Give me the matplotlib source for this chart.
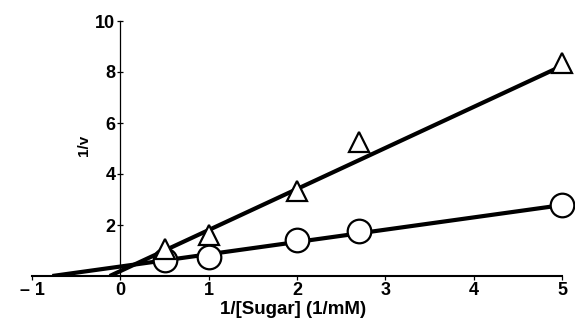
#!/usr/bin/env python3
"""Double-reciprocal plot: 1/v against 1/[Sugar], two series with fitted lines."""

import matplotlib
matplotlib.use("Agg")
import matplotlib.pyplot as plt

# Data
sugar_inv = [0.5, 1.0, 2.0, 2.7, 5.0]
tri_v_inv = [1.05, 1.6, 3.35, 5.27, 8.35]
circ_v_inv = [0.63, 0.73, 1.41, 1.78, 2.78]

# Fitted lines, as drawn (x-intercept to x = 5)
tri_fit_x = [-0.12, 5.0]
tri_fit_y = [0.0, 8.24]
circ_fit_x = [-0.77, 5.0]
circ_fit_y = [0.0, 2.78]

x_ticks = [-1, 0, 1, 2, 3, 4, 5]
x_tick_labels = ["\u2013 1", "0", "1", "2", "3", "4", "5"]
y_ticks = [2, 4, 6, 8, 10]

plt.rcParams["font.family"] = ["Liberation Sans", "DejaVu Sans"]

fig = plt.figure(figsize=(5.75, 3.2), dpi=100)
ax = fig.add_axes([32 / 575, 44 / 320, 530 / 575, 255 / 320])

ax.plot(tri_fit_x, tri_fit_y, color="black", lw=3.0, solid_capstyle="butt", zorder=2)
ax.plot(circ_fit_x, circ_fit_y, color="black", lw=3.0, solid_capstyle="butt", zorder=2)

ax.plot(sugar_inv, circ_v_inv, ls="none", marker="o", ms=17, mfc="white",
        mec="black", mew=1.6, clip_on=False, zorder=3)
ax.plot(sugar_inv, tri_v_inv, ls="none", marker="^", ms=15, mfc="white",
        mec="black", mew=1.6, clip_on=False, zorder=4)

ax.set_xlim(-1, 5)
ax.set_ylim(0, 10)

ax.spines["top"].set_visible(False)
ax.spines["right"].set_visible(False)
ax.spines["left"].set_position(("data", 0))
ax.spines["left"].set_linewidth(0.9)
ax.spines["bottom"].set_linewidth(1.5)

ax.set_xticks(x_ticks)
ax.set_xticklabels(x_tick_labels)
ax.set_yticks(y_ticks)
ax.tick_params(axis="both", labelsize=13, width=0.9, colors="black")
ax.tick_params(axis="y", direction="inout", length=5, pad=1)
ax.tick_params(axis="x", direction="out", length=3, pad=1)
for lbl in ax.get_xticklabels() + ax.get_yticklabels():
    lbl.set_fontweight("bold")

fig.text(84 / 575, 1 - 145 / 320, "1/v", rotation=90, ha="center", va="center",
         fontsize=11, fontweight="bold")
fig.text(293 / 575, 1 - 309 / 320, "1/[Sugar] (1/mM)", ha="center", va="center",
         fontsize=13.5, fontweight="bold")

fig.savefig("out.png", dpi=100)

*What to do*
Reproduce the full listing faithfully, but do not carry over any pictures.

*Final result*
Give me the matplotlib source for this chart.
#!/usr/bin/env python3
"""Double-reciprocal plot: 1/v against 1/[Sugar], two series with fitted lines."""

import matplotlib
matplotlib.use("Agg")
import matplotlib.pyplot as plt

# Data
sugar_inv = [0.5, 1.0, 2.0, 2.7, 5.0]
tri_v_inv = [1.05, 1.6, 3.35, 5.27, 8.35]
circ_v_inv = [0.63, 0.73, 1.41, 1.78, 2.78]

# Fitted lines, as drawn (x-intercept to x = 5)
tri_fit_x = [-0.12, 5.0]
tri_fit_y = [0.0, 8.24]
circ_fit_x = [-0.77, 5.0]
circ_fit_y = [0.0, 2.78]

x_ticks = [-1, 0, 1, 2, 3, 4, 5]
x_tick_labels = ["\u2013 1", "0", "1", "2", "3", "4", "5"]
y_ticks = [2, 4, 6, 8, 10]

plt.rcParams["font.family"] = ["Liberation Sans", "DejaVu Sans"]

fig = plt.figure(figsize=(5.75, 3.2), dpi=100)
ax = fig.add_axes([32 / 575, 44 / 320, 530 / 575, 255 / 320])

ax.plot(tri_fit_x, tri_fit_y, color="black", lw=3.0, solid_capstyle="butt", zorder=2)
ax.plot(circ_fit_x, circ_fit_y, color="black", lw=3.0, solid_capstyle="butt", zorder=2)

ax.plot(sugar_inv, circ_v_inv, ls="none", marker="o", ms=17, mfc="white",
        mec="black", mew=1.6, clip_on=False, zorder=3)
ax.plot(sugar_inv, tri_v_inv, ls="none", marker="^", ms=15, mfc="white",
        mec="black", mew=1.6, clip_on=False, zorder=4)

ax.set_xlim(-1, 5)
ax.set_ylim(0, 10)

ax.spines["top"].set_visible(False)
ax.spines["right"].set_visible(False)
ax.spines["left"].set_position(("data", 0))
ax.spines["left"].set_linewidth(0.9)
ax.spines["bottom"].set_linewidth(1.5)

ax.set_xticks(x_ticks)
ax.set_xticklabels(x_tick_labels)
ax.set_yticks(y_ticks)
ax.tick_params(axis="both", labelsize=13, width=0.9, colors="black")
ax.tick_params(axis="y", direction="inout", length=5, pad=1)
ax.tick_params(axis="x", direction="out", length=3, pad=1)
for lbl in ax.get_xticklabels() + ax.get_yticklabels():
    lbl.set_fontweight("bold")

fig.text(84 / 575, 1 - 145 / 320, "1/v", rotation=90, ha="center", va="center",
         fontsize=11, fontweight="bold")
fig.text(293 / 575, 1 - 309 / 320, "1/[Sugar] (1/mM)", ha="center", va="center",
         fontsize=13.5, fontweight="bold")

fig.savefig("out.png", dpi=100)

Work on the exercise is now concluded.